There's a pattern in the latest UK council tax data that goes beyond politics. Whether you're looking at Labour-run councils, Conservative ones, or anything in between, the numbers all tell the same story: costs are going up, and nothing is pushing them back down.
Tom Harwood flagged the breakdown this week, and the chart that accompanies it is striking in its simplicity. No reversals, no outliers, no party bucking the trend.
UK Council Tax Rates Climb from 3.3% to 4.2% With No Signs of a Ceiling
The progression across political groups runs like a staircase:
- 3.3%
- 3.5%
- 3.7%
- 4.2%
Each step builds on the last without any rejection or hesitation at higher levels. In structural terms, this looks less like a policy choice and more like a system operating under shared constraints that nobody has found a way around.
Local councils are constrained by mandated spending, particularly in areas such as social care and SEND provision.
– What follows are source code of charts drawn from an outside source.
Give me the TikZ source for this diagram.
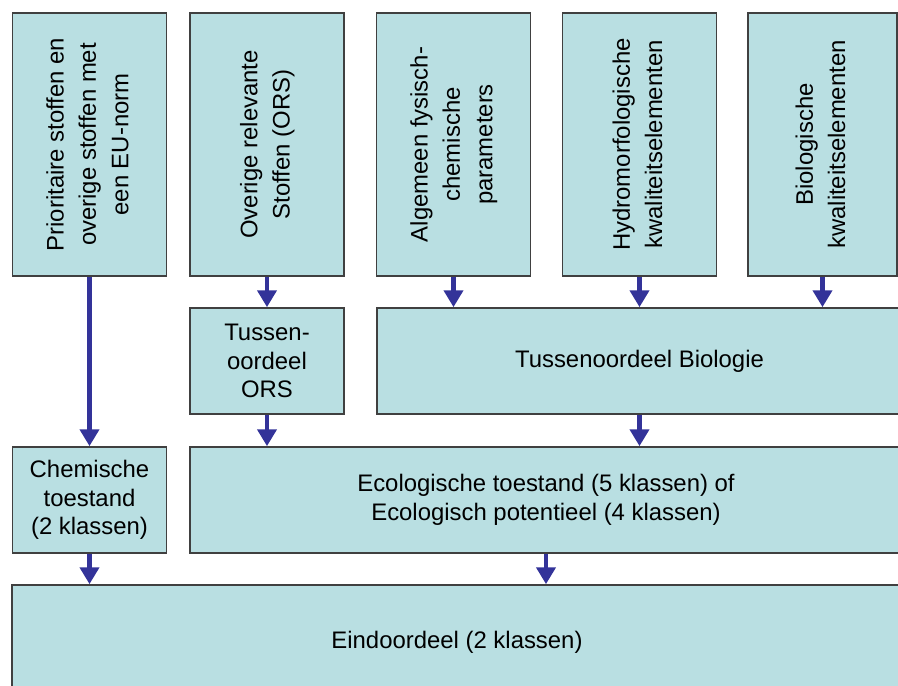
\documentclass[tikz,border=0pt]{standalone}
\usepackage{fontspec}
\setmainfont{Liberation Sans}
\usetikzlibrary{arrows.meta}
\definecolor{boxfill}{RGB}{185,223,226}
\definecolor{boxline}{RGB}{64,64,64}
\definecolor{arrowblue}{RGB}{51,51,153}
\newcommand{\vtext}[1]{\rotatebox{90}{\fontsize{17}{23}\selectfont\begin{tabular}{@{}c@{}}#1\end{tabular}}}
\begin{document}
\begin{tikzpicture}[
  box/.style={draw=boxline, line width=0.04cm, fill=boxfill, inner sep=0pt,
    align=center, font=\fontsize{17}{20.5}\selectfont},
  tall/.style={box, minimum width=3.85cm, minimum height=6.575cm},
  mid/.style={box, minimum height=2.65cm},
  arr/.style={draw=arrowblue, line width=0.11cm, -{Triangle[width=0.47cm,length=0.42cm]}}
]
\clip (0,0) rectangle (22.45,17.15);
% bovenste rij
\node[tall] (prio) at (2.2375,13.5375) {\vtext{Prioritaire stoffen en\\overige stoffen met\\een EU-norm}};
\node[tall] (ors) at (6.675,13.5375) {\vtext{Overige relevante\\Stoffen (ORS)}};
\node[tall] (fyschem) at (11.3375,13.5375) {\vtext{Algemeen fysisch-\\chemische\\parameters}};
\node[tall] (hydro) at (15.9875,13.5375) {\vtext{Hydromorfologische\\kwaliteitselementen}};
\node[tall, minimum width=3.725cm] (biol) at (20.5625,13.5375) {\vtext{Biologische\\kwaliteitselementen}};
% tussenoordelen
\node[mid, minimum width=3.85cm] (tors) at (6.675,8.125) {Tussen-\\oordeel\\ORS};
\node[mid, minimum width=13.125cm] (tbio) at (15.9875,8.125) {Tussenoordeel Biologie};
% toestand
\node[mid, minimum width=3.85cm] (chem) at (2.2375,4.65) {Chemische\\toestand\\(2 klassen)};
\node[mid, minimum width=17.8cm] (eco) at (13.65,4.65) {Ecologische toestand (5 klassen) of\\Ecologisch potentieel (4 klassen)};
% eindoordeel
\node[box, minimum width=22.25cm, minimum height=2.875cm] (eind) at (11.425,1.0875) {Eindoordeel (2 klassen)};
% pijlen
\draw[arr] (prio.south) -- (chem.north);
\draw[arr] (ors.south) -- (tors.north);
\foreach \n in {fyschem,hydro,biol} \draw[arr] (\n.south) -- (\n.south |- tbio.north);
\draw[arr] (tors.south) -- (tors.south |- eco.north);
\draw[arr] (tbio.south) -- (tbio.south |- eco.north);
\draw[arr] (chem.south) -- (chem.south |- eind.north);
\draw[arr] (eco.south) -- (eco.south |- eind.north);
\end{tikzpicture}
\end{document}
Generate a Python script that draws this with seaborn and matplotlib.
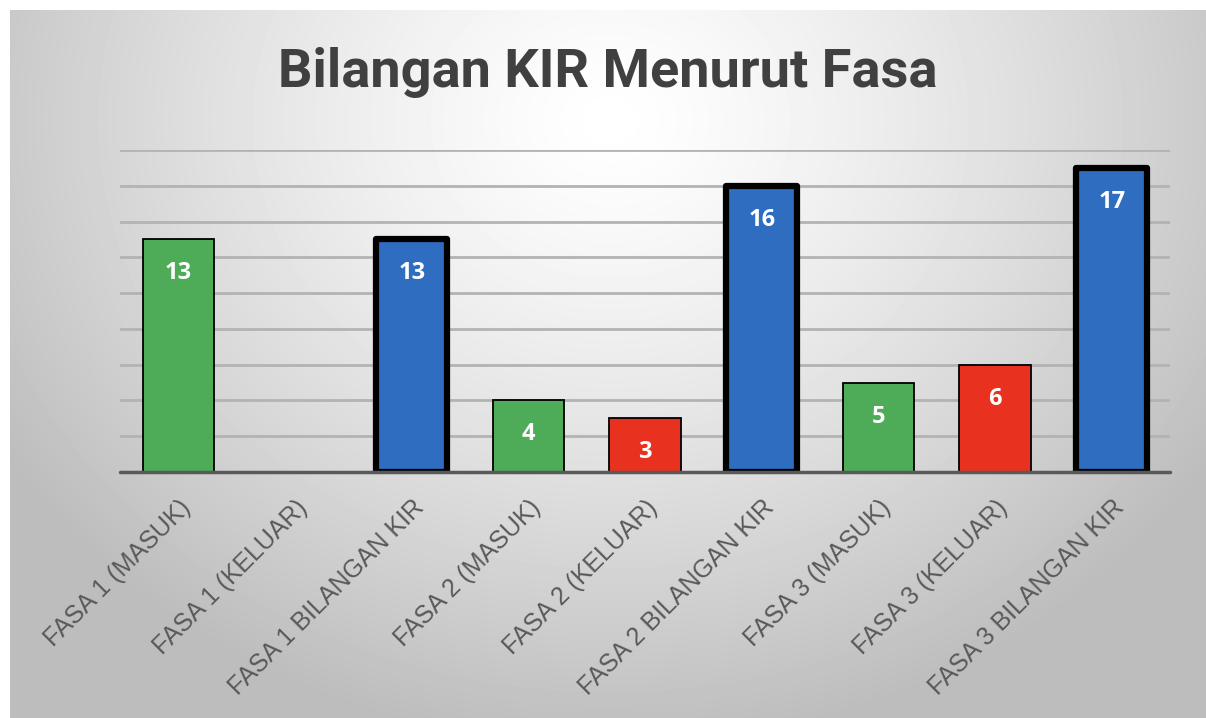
import numpy as np
import pandas as pd
import seaborn as sns
import matplotlib.pyplot as plt

# data
categories = ["FASA 1 (MASUK)", "FASA 1 (KELUAR)", "FASA 1 BILANGAN KIR",
              "FASA 2 (MASUK)", "FASA 2 (KELUAR)", "FASA 2 BILANGAN KIR",
              "FASA 3 (MASUK)", "FASA 3 (KELUAR)", "FASA 3 BILANGAN KIR"]
values = [13, 0, 13, 4, 3, 16, 5, 6, 17]
kinds = ["masuk", "keluar", "jumlah"] * 3

kind_colors = {"masuk": "#4EAB58", "keluar": "#E8321F", "jumlah": "#2E6DBF"}

df = pd.DataFrame({"fasa": categories, "bilangan": values, "jenis": kinds})

sns.set_theme(style="white")
W, H = 1206, 718
fig = plt.figure(figsize=(W / 100, H / 100), dpi=100, facecolor="white")

# radial grey gradient background inside the chart frame
bg = fig.add_axes([10 / W, 0, 1 - 10 / W, 1 - 10 / H], zorder=0)
yy, xx = np.mgrid[0:708, 0:1196]
r = np.sqrt(((xx - 600) / 800) ** 2 + ((yy - 110) / 700) ** 2)
shade = np.clip(1.0 - 0.30 * r ** 1.3, 0.74, 1.0)
bg.imshow(shade, cmap="gray", vmin=0, vmax=1, aspect="auto", interpolation="bilinear")
bg.set_axis_off()

ax = fig.add_axes([120 / W, 1 - 472 / H, 1050 / W, 322 / H], zorder=1)
ax.patch.set_alpha(0)

sns.barplot(data=df, x="fasa", y="bilangan", hue="fasa",
            palette=[kind_colors[k] for k in kinds], legend=False, saturation=1,
            width=0.61, edgecolor="black", ax=ax, zorder=3)

for p in ax.patches:
    i = int(round(p.get_x() + p.get_width() / 2))
    if kinds[i] == "jumlah":
        p.set_linewidth(4.5)
        p.set_joinstyle("round")
    else:
        p.set_linewidth(1.3)

for i, v in enumerate(values):
    if v > 0:
        ax.text(i, v - 1.9, str(v), ha="center", va="center", color="white",
                fontsize=17, fontweight="bold", family="Open Sans", zorder=5)

ax.set_ylim(0, 18)
ax.set_xlim(-0.5, len(categories) - 0.5)
ax.set_yticks(np.arange(2, 19, 2))
ax.yaxis.grid(True, color="#b3b3b3", linewidth=2)
ax.set_axisbelow(True)
ax.set_yticklabels([])
ax.tick_params(axis="y", length=0)
ax.axhline(0, color="#595959", linewidth=2.5, zorder=4, clip_on=False)
for s in ax.spines.values():
    s.set_visible(False)

ax.set_xlabel("")
ax.set_ylabel("")
ax.tick_params(axis="x", length=0, pad=17)
ax.set_xticks(range(len(categories)))
ax.set_xticklabels(categories, rotation=45, ha="right", va="top", rotation_mode="anchor",
                   color="#595959", fontsize=18, family="Liberation Sans")

fig.text(608 / W, 1 - 72 / H, "Bilangan KIR Menurut Fasa", ha="center", va="center",
         fontsize=39, fontweight="bold", color="#404040", family="Roboto")

fig.savefig("out.png", dpi=100, facecolor="white")
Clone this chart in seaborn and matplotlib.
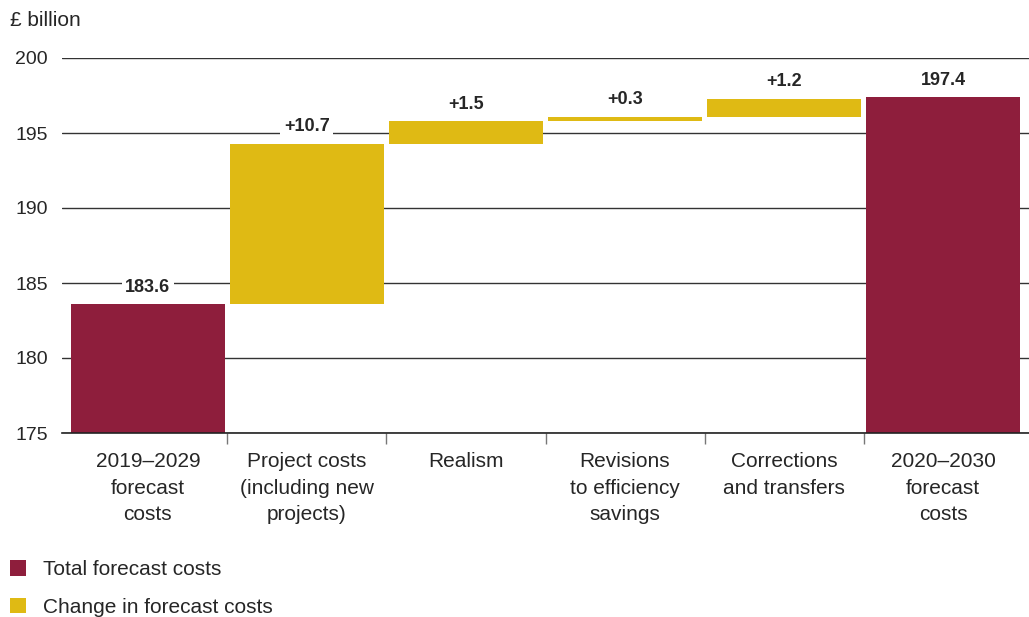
import matplotlib
matplotlib.use("Agg")
import matplotlib.pyplot as plt
from matplotlib.patches import Patch
from matplotlib.ticker import FixedLocator
import numpy as np
import pandas as pd
import seaborn as sns

# Waterfall data (£ billion)
categories = [
    "2019–2029\nforecast\ncosts",
    "Project costs\n(including new\nprojects)",
    "Realism",
    "Revisions\nto efficiency\nsavings",
    "Corrections\nand transfers",
    "2020–2030\nforecast\ncosts",
]
start_total = 183.6
changes = [10.7, 1.5, 0.3, 1.2]
end_total = 197.4
value_labels = ["183.6", "+10.7", "+1.5", "+0.3", "+1.2", "197.4"]
kinds = ["Total forecast costs"] + ["Change in forecast costs"] * 4 + ["Total forecast costs"]

# Build bar heights and bottoms from the running total
bottoms = [0.0]
heights = [start_total]
running = start_total
for c in changes:
    bottoms.append(running)
    heights.append(c)
    running += c
bottoms.append(0.0)
heights.append(end_total)

df = pd.DataFrame({
    "category": categories,
    "height": heights,
    "bottom": bottoms,
    "kind": kinds,
})

palette = {"Total forecast costs": "#8E1E3C", "Change in forecast costs": "#DFBA14"}
text_color = "#262626"

sns.set_theme(style="white")
plt.rcParams["font.family"] = ["Liberation Sans", "DejaVu Sans"]

fig = plt.figure(figsize=(10.29, 6.17), dpi=100)
ax = fig.add_axes([62 / 1029, 1 - 433 / 617, 1 - 62 / 1029, (433 - 58) / 617])

for kind, sub in df.groupby("kind", sort=False):
    sns.barplot(
        data=sub, x="category", y="height", order=categories,
        color=palette[kind], width=0.97, bottom=sub["bottom"].to_numpy(),
        saturation=1, ax=ax, zorder=3, linewidth=0,
    )

ax.set_ylim(175, 200)
ax.set_xlim(-0.54, 5.54)
ax.set_yticks([175, 180, 185, 190, 195, 200])
ax.yaxis.grid(True, color="#333333", linewidth=1.0, zorder=0)
ax.set_axisbelow(True)
for s in ["top", "right", "left"]:
    ax.spines[s].set_visible(False)
ax.spines["bottom"].set_color("#222222")
ax.spines["bottom"].set_linewidth(1.2)
ax.spines["bottom"].set_zorder(4)

ax.set_xlabel("")
ax.set_ylabel("")
ax.tick_params(axis="y", length=0, pad=10, labelsize=14, labelcolor=text_color)
ax.tick_params(axis="x", which="major", length=0, pad=14, labelsize=15, labelcolor=text_color)
ax.xaxis.set_minor_locator(FixedLocator(np.arange(0.5, 5, 1.0)))
ax.tick_params(axis="x", which="minor", bottom=True, length=8, width=1, color="#777777", direction="out")
for lbl in ax.get_xticklabels():
    lbl.set_linespacing(1.5)

# Value labels above each bar
for i, (b, h, t) in enumerate(zip(bottoms, heights, value_labels)):
    ax.annotate(
        t, xy=(i, b + h), xytext=(0, 6), textcoords="offset points",
        ha="center", va="bottom", fontsize=13, fontweight="bold", color=text_color,
        bbox=dict(boxstyle="square,pad=0.2", fc="white", ec="none"), zorder=5,
        annotation_clip=False,
    )

fig.text(10 / 1029, 1 - 20 / 617, "£ billion", fontsize=15, color=text_color, va="center", ha="left")

handles = [Patch(facecolor=palette[k], edgecolor="none", label=k)
           for k in ["Total forecast costs", "Change in forecast costs"]]
fig.legend(
    handles=handles, loc="upper left", bbox_to_anchor=(10 / 1029, 1 - 560 / 617),
    frameon=False, fontsize=15, handlelength=0.77, handleheight=0.77,
    handletextpad=0.82, labelspacing=0.9, borderpad=0, borderaxespad=0,
    labelcolor=text_color,
)

fig.savefig("out.png", dpi=100)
Earlier levels like 3.3% and 3.5% no longer act as ceilings. They've become the floor. The 4.2% reading at the top of the range shows no sign of being capped, which suggests the pressure driving these increases hasn't peaked.
This feeds directly into the broader UK inflation picture. UK CPI recently came in at 3.0%, the lowest since March 2025, but council tax hikes of this scale add persistent cost pressure that doesn't respond to monetary policy in the usual way.
Cross-Party UK Council Tax Increases Point to a Systemic Issue, Not a Political One
What makes this dataset unusual is how tightly grouped the numbers are. Different political groups are all landing within a narrow upward range. That kind of consistency almost never happens when increases are driven by individual political decisions. It happens when everyone is responding to the same underlying pressure.
The consistency across categories reinforces the idea that the trend is systemic, not a product of isolated policy decisions.
Social care and SEND spending are the two areas Harwood specifically highlights as the mandated drivers. These are costs councils can't easily cut, which means the adjustment falls on the revenue side instead. Year after year, that means higher bills for residents.
UK 10-year gilt yields have already topped 5% for the first time since 2008, partly on inflation concerns. Council tax trajectories like this one don't help that narrative.
UK Cost Pressure Pattern Shows No Correction as Inflation Forecasts Rise
The structure here carries one clear message: this isn't a temporary spike. A steady upward progression with no visible corrections and higher levels reached across all groups is the kind of pattern that reflects ongoing systemic pressure rather than a one-off adjustment.
US and global inflation forecasts are also tracking upward at 2.7% for 2026, which puts the UK's domestic cost pressures in a wider context. Local government finances are just one piece of a larger picture, but they're one of the most direct and unavoidable ones for ordinary households.
The ceiling on UK council tax isn't holding. And until the structural drivers change, the staircase keeps climbing.